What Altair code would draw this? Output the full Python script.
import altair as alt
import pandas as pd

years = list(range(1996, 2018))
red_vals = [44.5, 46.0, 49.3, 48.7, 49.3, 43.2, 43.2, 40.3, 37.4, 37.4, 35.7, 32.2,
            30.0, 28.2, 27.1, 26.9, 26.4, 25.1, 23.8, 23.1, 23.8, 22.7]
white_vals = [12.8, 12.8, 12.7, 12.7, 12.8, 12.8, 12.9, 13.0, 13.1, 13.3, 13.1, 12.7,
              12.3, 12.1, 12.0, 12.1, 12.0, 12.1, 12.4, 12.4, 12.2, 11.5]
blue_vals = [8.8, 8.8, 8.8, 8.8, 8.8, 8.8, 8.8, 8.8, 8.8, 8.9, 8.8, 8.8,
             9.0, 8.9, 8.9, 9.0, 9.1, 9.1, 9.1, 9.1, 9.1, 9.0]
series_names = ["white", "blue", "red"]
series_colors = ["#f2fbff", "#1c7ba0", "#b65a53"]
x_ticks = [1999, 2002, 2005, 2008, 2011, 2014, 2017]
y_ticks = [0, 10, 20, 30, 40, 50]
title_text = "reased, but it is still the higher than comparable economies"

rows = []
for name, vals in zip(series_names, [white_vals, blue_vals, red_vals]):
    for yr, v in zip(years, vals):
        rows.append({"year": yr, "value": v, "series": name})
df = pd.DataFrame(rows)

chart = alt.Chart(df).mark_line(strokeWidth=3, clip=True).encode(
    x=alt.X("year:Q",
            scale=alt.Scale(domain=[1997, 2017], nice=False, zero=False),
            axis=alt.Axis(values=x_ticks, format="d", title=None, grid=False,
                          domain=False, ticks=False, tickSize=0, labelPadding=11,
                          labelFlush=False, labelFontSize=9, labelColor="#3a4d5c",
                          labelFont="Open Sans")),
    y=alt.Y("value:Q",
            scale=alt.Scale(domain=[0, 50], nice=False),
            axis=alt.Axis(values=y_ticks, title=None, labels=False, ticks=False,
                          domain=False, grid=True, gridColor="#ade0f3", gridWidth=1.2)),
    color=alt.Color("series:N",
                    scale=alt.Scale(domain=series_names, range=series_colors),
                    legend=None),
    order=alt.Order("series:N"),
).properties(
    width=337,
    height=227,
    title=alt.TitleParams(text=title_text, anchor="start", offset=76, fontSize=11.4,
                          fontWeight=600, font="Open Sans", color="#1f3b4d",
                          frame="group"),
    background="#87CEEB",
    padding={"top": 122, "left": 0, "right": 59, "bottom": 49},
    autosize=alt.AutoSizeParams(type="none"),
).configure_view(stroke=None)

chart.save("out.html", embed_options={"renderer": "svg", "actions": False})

What you are asked to do
Return only the lines spanning from the first line of the material through the line with "df = pd.DataFrame(rows)", copied exactly, both ends kept.

Task solution
What Altair code would draw this? Output the full Python script.
import altair as alt
import pandas as pd

years = list(range(1996, 2018))
red_vals = [44.5, 46.0, 49.3, 48.7, 49.3, 43.2, 43.2, 40.3, 37.4, 37.4, 35.7, 32.2,
            30.0, 28.2, 27.1, 26.9, 26.4, 25.1, 23.8, 23.1, 23.8, 22.7]
white_vals = [12.8, 12.8, 12.7, 12.7, 12.8, 12.8, 12.9, 13.0, 13.1, 13.3, 13.1, 12.7,
              12.3, 12.1, 12.0, 12.1, 12.0, 12.1, 12.4, 12.4, 12.2, 11.5]
blue_vals = [8.8, 8.8, 8.8, 8.8, 8.8, 8.8, 8.8, 8.8, 8.8, 8.9, 8.8, 8.8,
             9.0, 8.9, 8.9, 9.0, 9.1, 9.1, 9.1, 9.1, 9.1, 9.0]
series_names = ["white", "blue", "red"]
series_colors = ["#f2fbff", "#1c7ba0", "#b65a53"]
x_ticks = [1999, 2002, 2005, 2008, 2011, 2014, 2017]
y_ticks = [0, 10, 20, 30, 40, 50]
title_text = "reased, but it is still the higher than comparable economies"

rows = []
for name, vals in zip(series_names, [white_vals, blue_vals, red_vals]):
    for yr, v in zip(years, vals):
        rows.append({"year": yr, "value": v, "series": name})
df = pd.DataFrame(rows)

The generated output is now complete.